L.A. Marathon: Painful finish for some runners and their fans

Runners get medical attention near the L.A. Marathon's finish line in Santa Monica.
(Saba Hamedy / Los Angeles Times)

Two portable medical facilities set up near the L.A. Marathon’s finish line in Santa Monica were packed Sunday afternoon with injured and dehydrated runners seeking relief from the 26.2-mile race.

Alexis Perez-Rogers, a first-year medical student working at one of the facilities, said more than 50 people had stopped for help since 11 a.m.

VIDEO:Crossing the finish line


“We have everything from ibuprofen to IV fluids, if necessary,” said Perez-Rogers.

Most needed ice or water, but others sought additional aid in cots set up in the back.

At the other medical tent was a truck equipped with hospital beds, Perez-Rogers said.

Tatsuro Irie, 29, of Eagle Rock was resting on three ice packs with his feet elevated.

“My legs got cramped at mile 21,” he said, pointing to his hamstrings and a spot under his hip bone where it hurt. “I don’t know why it happened. I prepared and trained, but I couldn’t sleep well last night.”

This was Irie’s second marathon but, unfortunately, not his personal best.

“I was running really well and thought I was going to finish under three hours,” he said. “But then my leg started cramping and I heard some cracking so I knew if I pushed myself I would end up in worse shape.”

To avoid a more severe injury, he walk-jogged the last five miles.

On Ocean Avenue, less than a mile from the finish line, stood Peter Dovell, 57.

Dovell used to run ultra-marathons -- 50-mile tests of endurance and sanity -- before he lost his right leg in a freak accident about a decade ago. He was standing next to a gas pump when another driver slammed into it at full speed, causing an explosion.

“I was on fire from my shoulders down,” said Dovell, who now gets around in a wheelchair.

He flew in from New Hampshire to watch his daughter, Tracy Hoffstetter, run in the L.A. Marathon.
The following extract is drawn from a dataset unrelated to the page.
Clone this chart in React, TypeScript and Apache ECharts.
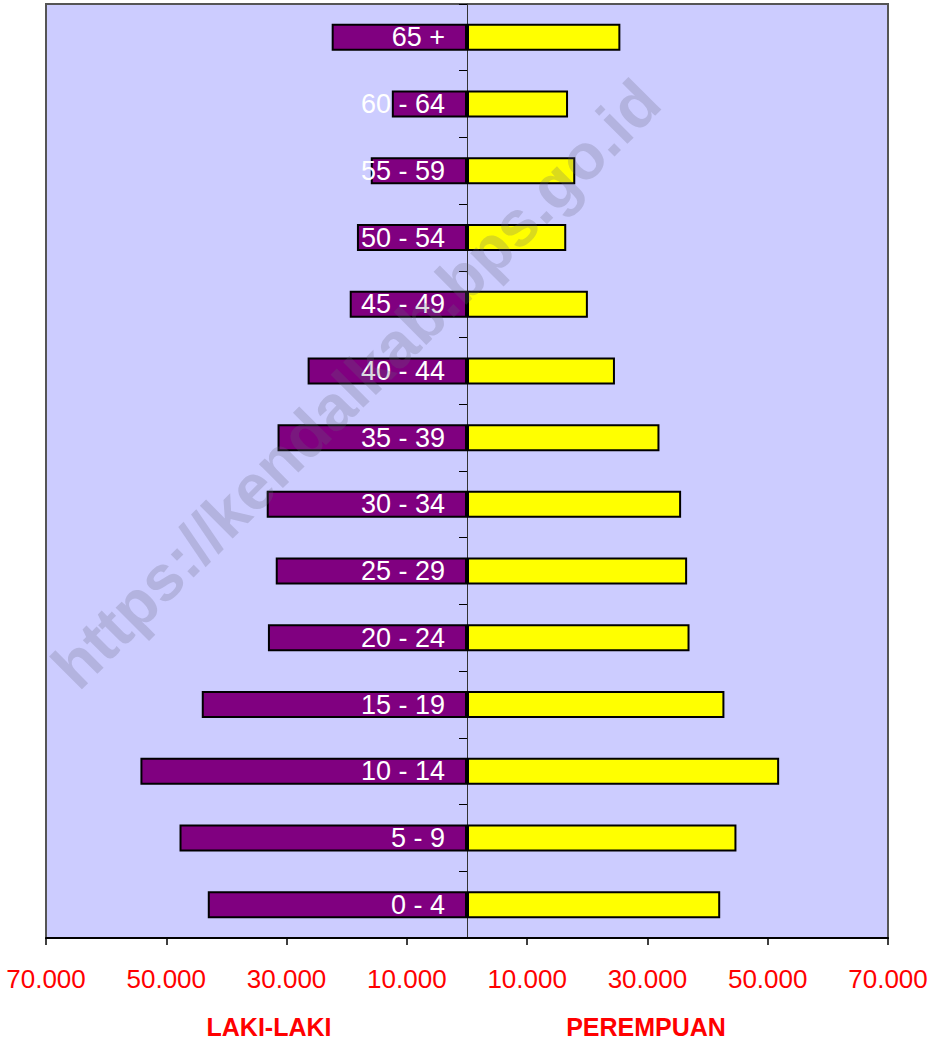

In fact, he travels around the country to watch her compete in marathons.

She was hoping to run the L.A. race in under four hours, the general boundary between people running for a specific time and people who are happy just to finish.

As the clock crept past the four-hour mark, and the midday heat began to set in, Dovell fidgeted.

The last thing any distance runner wants is heat, it saps will faster than the worst cramps or the steepest hills.

No sign of his daughter yet.

“This is too hot for me,” Dovell said in his thick New England accent. “Give me a good snowstorm any day.”